73 Ouvertüren

Die Buchanfänge der Bibel

Egbert Ballhorn: 73 Ouvertüren. Die Buchanfänge der Bibel und ihre Botschaft. Gütersloher Verlagshaus 2018

Dies ist eine Einladung.

Stellen Sie sich vor, Sie stehen vor einer der ältesten Bibliotheken der Welt. Einer Bibliothek, die den Anspruch erhebt, so ziemlich jede Geschichte, die einem Menschen geschehen kann, in irgendeiner Form zu erzählen. Jeder Erfahrung Raum zu geben. Die den Menschen in seiner Bedürftigkeit wie in seiner Größe aber nicht nur zeigt, sondern ihn auch leitet, warnt und – immer wieder – tröstet. Die das in so gut wie jedem Genre tut, das Sie in der Literaturgeschichte finden.

Die Bibliothek umfasst "nur" 73 Bücher. Aber die haben es in sich. Diese 73 Bücher sollen nicht weniger als das "Wort Gottes" enthalten – und es soll Menschen geben, denen sind diese Worte teurer als Brot, wärmender als Feuer, heller als Licht.

Willkommen in der Bibel. Ein Buch, Buch der Bücher, eine ganze Bibliothek.

"Gerade beim Öffnen der Bibel eröffnet sich etwas. Ein Weltraum." (Arnold Stadler)

Als wären diese Texte, diese Chroniken, Erzählungen, Prophetenworte, Gebete, Lieder, Briefe und – last but not least – Evangelien nicht genug, türmen sich um diese Bibliothek mittlerweile Büchertürme mit Einführungen, Kommentaren, Interpretationen, Leseanleitungen, Leseplänen etc. Vielleicht ist dieses Labyrinth aus Zugängen, die sich vor die heilige Schrift von Judentum und Christentum geschoben haben, mit verantwortlich für den Traditionsabbruch, den die Kirchen in Europa seit geraumer Zeit erleben. Wer soll das alles lesen? Doch verstehe ich überhaupt etwas, ohne diese Deutungsbrillen, die mir da angeboten werden? Woher die Zeit nehmen, mich auf all das einzulassen? Was bringt das überhaupt?

Francisco de Zurbarán, Public domain, via Wikimedia Commons

Es ist noch nicht so lange her, da hat ein Team von Theolog*innen einen Band herausgegeben, der auf originelle Weise versucht, für Orientierung in der Welt der Bibel zu sorgen – eine Art Bibliotheksführer, der darauf verzichtet, selbst eine Bibliothek zu sein. 73 schmale aber gehaltvolle Beiträge gehen den Anfängen eines jeden Buches in der Bibel nach, führen in das jeweilige Thema, die jeweilige Sprache ein, liefern Hintergründe und weisen auf zentrale Aspekte des jeweiligen Buches hin. Die Texte lesen sich zügig, sie wecken Interesse; sie verstehen sich als Wegweiser, als Anregung, als Einladung, sich auf die Entdeckungen einzulassen, die die vielperspektivische Welt der biblischen Bücher bereithält.

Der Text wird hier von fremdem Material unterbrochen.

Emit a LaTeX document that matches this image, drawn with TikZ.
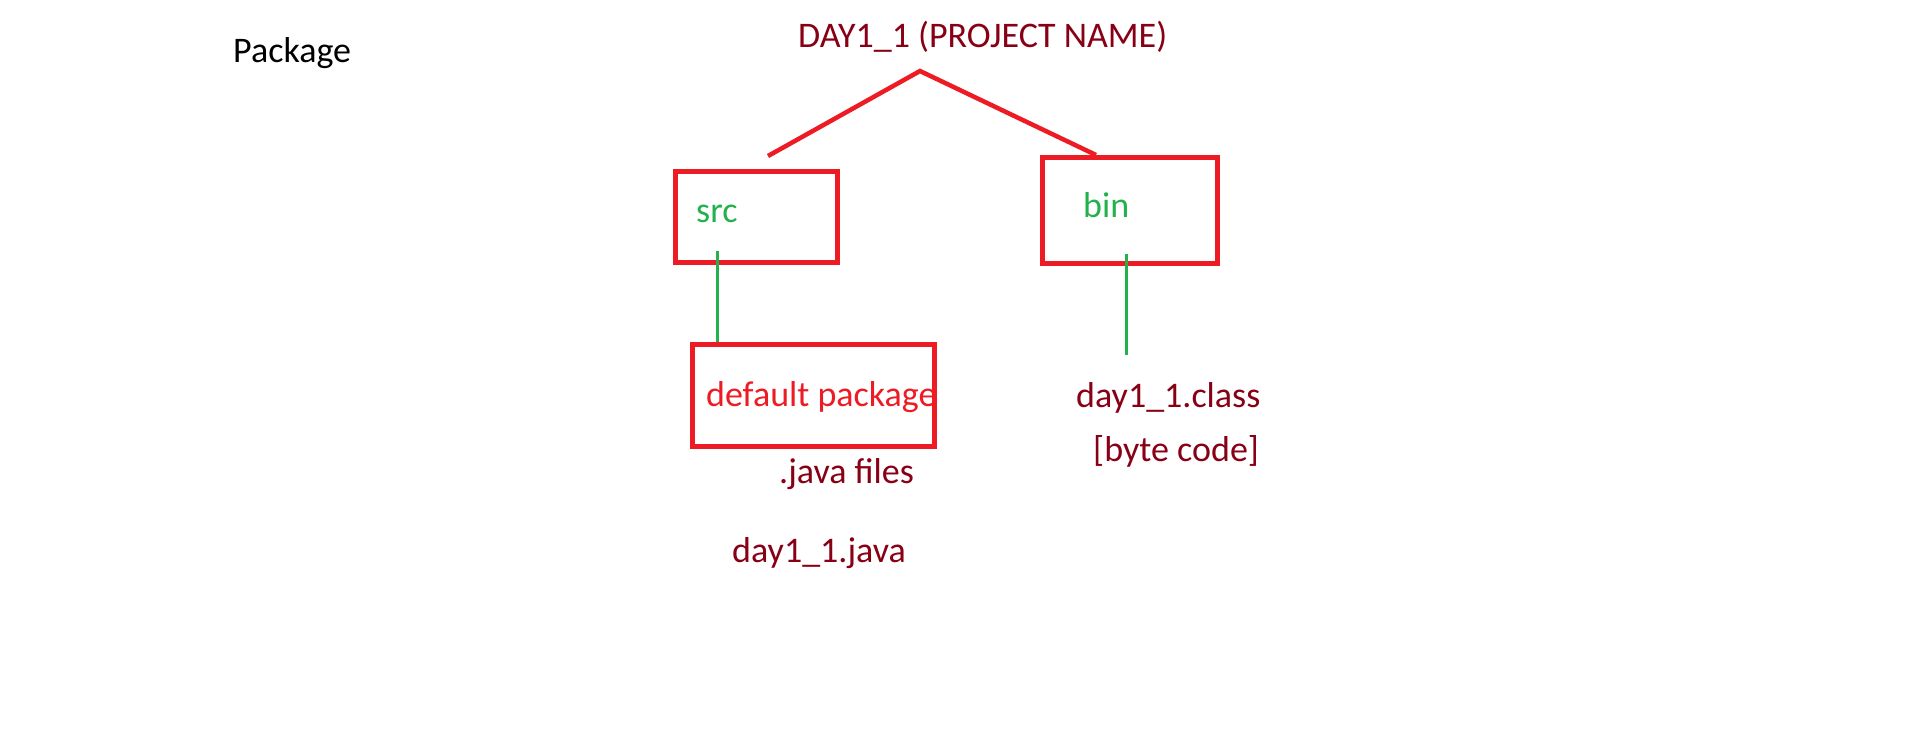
\documentclass[tikz,border=0pt]{standalone}
\usepackage{fontspec}
\setmainfont{Carlito}
\definecolor{paintred}{HTML}{ED1C24}
\definecolor{paintbrown}{HTML}{880015}
\definecolor{paintgreen}{HTML}{22B14C}
\begin{document}
\begin{tikzpicture}[x=1pt,y=-1pt,
    txt/.style={anchor=base west,inner sep=0pt,font=\fontsize{36}{43}\selectfont},
    folder/.style={draw=paintred,line width=4.5pt,inner sep=0pt,anchor=north west},
    branch/.style={draw=paintred,line width=4.5pt},
    link/.style={draw=paintgreen,line width=3pt}]
        \useasboundingbox (0,0) rectangle (1914,734);
        \node[txt] (pkg) at (233,62) {Package};
        \node[txt,text=paintbrown] (proj) at (798,47) {DAY1\_1 (PROJECT NAME)};
        % folders
        \node[folder,minimum width=162pt,minimum height=91pt] (srcbox) at (673,169) {};
        \node[folder,minimum width=175pt,minimum height=106pt] (binbox) at (1040,155) {};
        \node[folder,minimum width=242pt,minimum height=102pt] (defbox) at (690,342) {};
        \node[txt,text=paintgreen] (src) at (696,222) {src};
        \node[txt,text=paintgreen] (bin) at (1083,217) {bin};
        \node[txt,text=paintred] (def) at (706,406) {default package};
        % files
        \node[txt,text=paintbrown] (jfiles) at (779,483) {.java files};
        \node[txt,text=paintbrown] (jsrc) at (732,562) {day1\_1.java};
        \node[txt,text=paintbrown] (cls) at (1076,407) {day1\_1.class};
        \node[txt,text=paintbrown] (bcode) at (1093,461) {[byte code]};
        % tree
        \coordinate (apex) at (920,71);
        \coordinate (srctop) at (768,156);
        \coordinate (binend) at (1126,355);
        \draw[branch] (srctop) -- (apex) -- (binbox.north west -| 1096,0);
        \draw[link] (srcbox.south west -| 717,0) ++(0,-14) -- (defbox.north west -| 717,0);
        \draw[link] (binbox.south west -| 1126,0) ++(0,-12) -- (binend);
\end{tikzpicture}
\end{document}
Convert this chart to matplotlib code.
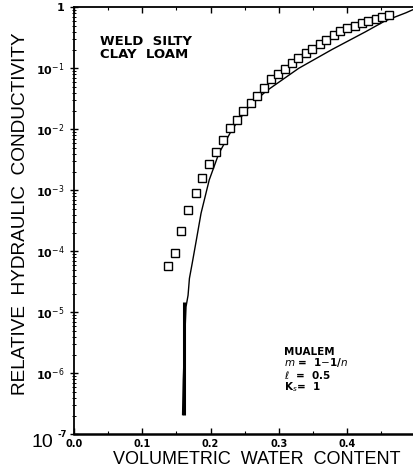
import matplotlib
matplotlib.use("Agg")
import matplotlib.pyplot as plt
from matplotlib.ticker import FixedLocator, NullFormatter, LogLocator

# measured relative conductivity (squares)
theta_obs = [0.138, 0.148, 0.157, 0.167, 0.178, 0.188, 0.198, 0.208, 0.218, 0.229,
             0.238, 0.248, 0.259, 0.268, 0.278, 0.288, 0.299, 0.309, 0.319, 0.328,
             0.339, 0.349, 0.360, 0.369, 0.380, 0.390, 0.400, 0.411, 0.421, 0.431,
             0.442, 0.451, 0.461]
kr_obs = [5.75e-5, 9.3e-5, 2.14e-4, 4.7e-4, 8.9e-4, 1.58e-3, 2.75e-3, 4.3e-3, 6.6e-3, 1.05e-2,
          1.41e-2, 2.0e-2, 2.7e-2, 3.5e-2, 4.7e-2, 6.6e-2, 8.1e-2, 9.8e-2, 0.123, 0.148,
          0.178, 0.209, 0.251, 0.295, 0.355, 0.407, 0.457, 0.501, 0.562, 0.589,
          0.631, 0.692, 0.759]

# Mualem prediction (solid curve)
theta_fit = [0.159, 0.160, 0.162, 0.164, 0.167, 0.169, 0.173, 0.179, 0.186, 0.198,
             0.212, 0.232, 0.256, 0.281, 0.329, 0.378, 0.427, 0.456, 0.486, 0.496]
kr_fit = [2.1e-7, 7.8e-7, 3.5e-6, 1.23e-5, 1.9e-5, 3.6e-5, 6.3e-5, 1.5e-4, 4.2e-4, 1.48e-3,
          4.0e-3, 1.02e-2, 2.34e-2, 4.2e-2, 0.100, 0.204, 0.398, 0.603, 0.813, 0.912]

# heavy stroke near residual water content
theta_tail = [0.1615, 0.1615]
kr_tail = [1.5e-5, 2.1e-7]

xticks = [0.0, 0.1, 0.2, 0.3, 0.4]
xlabels = ["0.0", "0.1", "0.2", "0.3", "0.4"]
yticks = [1, 1e-1, 1e-2, 1e-3, 1e-4, 1e-5, 1e-6, 1e-7]
ylabels = ["1", r"10$^{-1}$", r"10$^{-2}$", r"10$^{-3}$", r"10$^{-4}$",
           r"10$^{-5}$", r"10$^{-6}$", ""]

W, H = 413, 476
fig = plt.figure(figsize=(W / 100, H / 100), dpi=100)
ax = fig.add_axes([74 / W, 1 - 434.3 / H, (W - 74) / W, (434.3 - 7.3) / H])

ax.set_yscale("log")
ax.set_xlim(0, (W - 74) / 683)
ax.set_ylim(1e-7, 1)

ax.plot(theta_fit, kr_fit, color="black", lw=1.0)
ax.plot(theta_tail, kr_tail, color="black", lw=2.2, solid_capstyle="butt")
ax.plot(theta_obs, kr_obs, ls="none", marker="s", ms=5.2, mfc="white",
        mec="black", mew=1.0)

ax.spines["right"].set_visible(False)
ax.spines["bottom"].set_linewidth(1.8)
ax.spines["left"].set_linewidth(1.3)
ax.spines["top"].set_linewidth(1.3)

ax.xaxis.set_major_locator(FixedLocator(xticks))
ax.set_xticklabels(xlabels)
ax.xaxis.set_minor_locator(FixedLocator([0.05, 0.15, 0.25, 0.35, 0.45]))
ax.tick_params(axis="x", which="both", direction="in", top=True, bottom=True,
               labelsize=7, pad=3.5)
ax.tick_params(axis="x", which="major", length=4, width=1)
ax.tick_params(axis="x", which="minor", length=2, width=0.8)
for lab in ax.get_xticklabels():
    lab.set_fontweight("bold")

ax.yaxis.set_major_locator(FixedLocator(yticks))
ax.set_yticklabels(ylabels)
ax.yaxis.set_minor_locator(LogLocator(base=10, subs=range(2, 10), numticks=20))
ax.yaxis.set_minor_formatter(NullFormatter())
ax.tick_params(axis="y", which="both", direction="inout", right=False,
               labelsize=8, pad=4)
ax.tick_params(axis="y", which="major", length=6, width=1)
ax.tick_params(axis="y", which="minor", length=3, width=0.7)
for lab in ax.get_yticklabels():
    lab.set_fontweight("bold")

# bottom decade label drawn apart, larger "10"
ytr = ax.get_yaxis_transform()
ax.text(-0.092, 1e-7, "10", transform=ytr, fontsize=14, family="Liberation Sans",
        ha="center", va="top")
ax.text(-0.035, 1e-7, "-7", transform=ytr, fontsize=6, fontweight="bold",
        ha="center", va="center")

ax.set_ylabel("RELATIVE  HYDRAULIC  CONDUCTIVITY", family="Liberation Sans",
              fontsize=13.7)
ax.yaxis.set_label_coords(-0.133, 0.517)
ax.set_xlabel("VOLUMETRIC  WATER  CONTENT", family="Liberation Sans",
              fontsize=13)
ax.xaxis.set_label_coords(0.54, -0.04)
ax.xaxis.label.set_va("top")

ax.text(0.077, 0.935, "WELD  SILTY\nCLAY  LOAM", transform=ax.transAxes,
        fontsize=9.5, fontweight="bold", ha="left", va="top", linespacing=1.0)
ax.text(0.62, 0.205, "MUALEM\n$m$ =  1$-$1/$n$\n$\\ell$  =  0.5\nK$_s$=  1",
        transform=ax.transAxes, fontsize=7.5, fontweight="bold", ha="left",
        va="top", linespacing=0.95)

fig.savefig("out.png", dpi=100)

Das Buch 73 Ouvertüren. Die Buchanfänge der Bibel lädt ein, die Bibel "immer wieder neu" zu lesen, wie es Arnold Stadler beschreibt. Der Autor hat einen sehr persönlichen Essay beigesteuert, der den sprechenden Titel Das staunende Kind. Der sehende Leser trägt und sich mit einem faszinierenden Bild des Malers Francisco de Zurbarán auseinandersetzt: "Jede Liebe beginnt mit einem Blick", schreibt Stadler über das Bild, das ein Mädchen bei der Lektüre (Meditation?) der Bibel zeigt.

Staunendes Kind. Sehender Leser. Dies ist eine Einladung.